## START

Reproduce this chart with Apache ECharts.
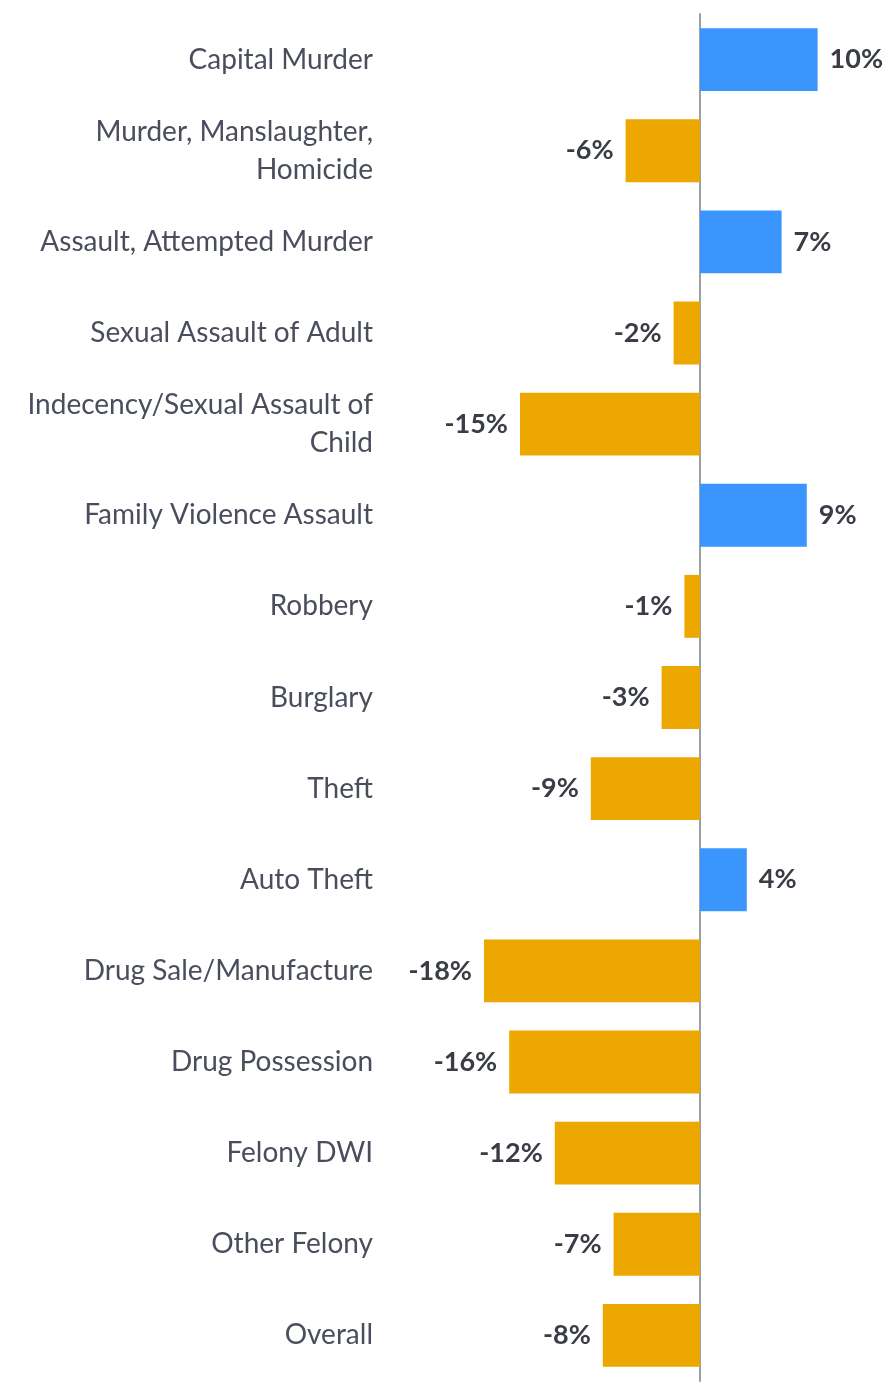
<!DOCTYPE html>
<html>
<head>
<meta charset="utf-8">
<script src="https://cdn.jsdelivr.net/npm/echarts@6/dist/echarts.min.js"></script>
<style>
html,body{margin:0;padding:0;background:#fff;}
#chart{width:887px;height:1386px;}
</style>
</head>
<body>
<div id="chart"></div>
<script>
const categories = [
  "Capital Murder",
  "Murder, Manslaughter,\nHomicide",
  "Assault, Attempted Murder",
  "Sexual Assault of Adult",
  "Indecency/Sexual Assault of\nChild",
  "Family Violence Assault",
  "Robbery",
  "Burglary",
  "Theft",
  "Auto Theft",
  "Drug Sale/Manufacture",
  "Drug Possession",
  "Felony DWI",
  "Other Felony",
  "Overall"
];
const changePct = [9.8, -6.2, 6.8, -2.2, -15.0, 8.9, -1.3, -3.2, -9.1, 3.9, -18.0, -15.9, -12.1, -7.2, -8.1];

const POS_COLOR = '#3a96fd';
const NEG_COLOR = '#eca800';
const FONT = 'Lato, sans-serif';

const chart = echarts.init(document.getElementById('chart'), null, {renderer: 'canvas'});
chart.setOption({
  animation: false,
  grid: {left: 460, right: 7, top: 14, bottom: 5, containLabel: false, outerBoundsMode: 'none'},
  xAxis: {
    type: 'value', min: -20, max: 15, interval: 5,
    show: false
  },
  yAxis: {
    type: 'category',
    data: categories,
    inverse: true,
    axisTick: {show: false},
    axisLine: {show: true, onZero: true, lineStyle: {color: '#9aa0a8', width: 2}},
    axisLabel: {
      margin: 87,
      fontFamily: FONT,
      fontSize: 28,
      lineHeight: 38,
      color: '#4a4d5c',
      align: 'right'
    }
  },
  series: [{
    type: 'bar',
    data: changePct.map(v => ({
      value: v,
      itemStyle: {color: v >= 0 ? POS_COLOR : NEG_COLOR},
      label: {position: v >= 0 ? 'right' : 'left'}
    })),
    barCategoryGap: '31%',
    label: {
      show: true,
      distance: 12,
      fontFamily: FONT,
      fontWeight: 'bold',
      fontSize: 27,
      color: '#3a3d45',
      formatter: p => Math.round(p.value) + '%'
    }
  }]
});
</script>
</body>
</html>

## END

*What you need to do:* Output exactly the span of lines from the top of the listing through the line holding "const FONT = 'Lato, sans-serif';", and leave every picture out.

*Response below:*
Reproduce this chart with Apache ECharts.
<!DOCTYPE html>
<html>
<head>
<meta charset="utf-8">
<script src="https://cdn.jsdelivr.net/npm/echarts@6/dist/echarts.min.js"></script>
<style>
html,body{margin:0;padding:0;background:#fff;}
#chart{width:887px;height:1386px;}
</style>
</head>
<body>
<div id="chart"></div>
<script>
const categories = [
  "Capital Murder",
  "Murder, Manslaughter,\nHomicide",
  "Assault, Attempted Murder",
  "Sexual Assault of Adult",
  "Indecency/Sexual Assault of\nChild",
  "Family Violence Assault",
  "Robbery",
  "Burglary",
  "Theft",
  "Auto Theft",
  "Drug Sale/Manufacture",
  "Drug Possession",
  "Felony DWI",
  "Other Felony",
  "Overall"
];
const changePct = [9.8, -6.2, 6.8, -2.2, -15.0, 8.9, -1.3, -3.2, -9.1, 3.9, -18.0, -15.9, -12.1, -7.2, -8.1];

const POS_COLOR = '#3a96fd';
const NEG_COLOR = '#eca800';
const FONT = 'Lato, sans-serif';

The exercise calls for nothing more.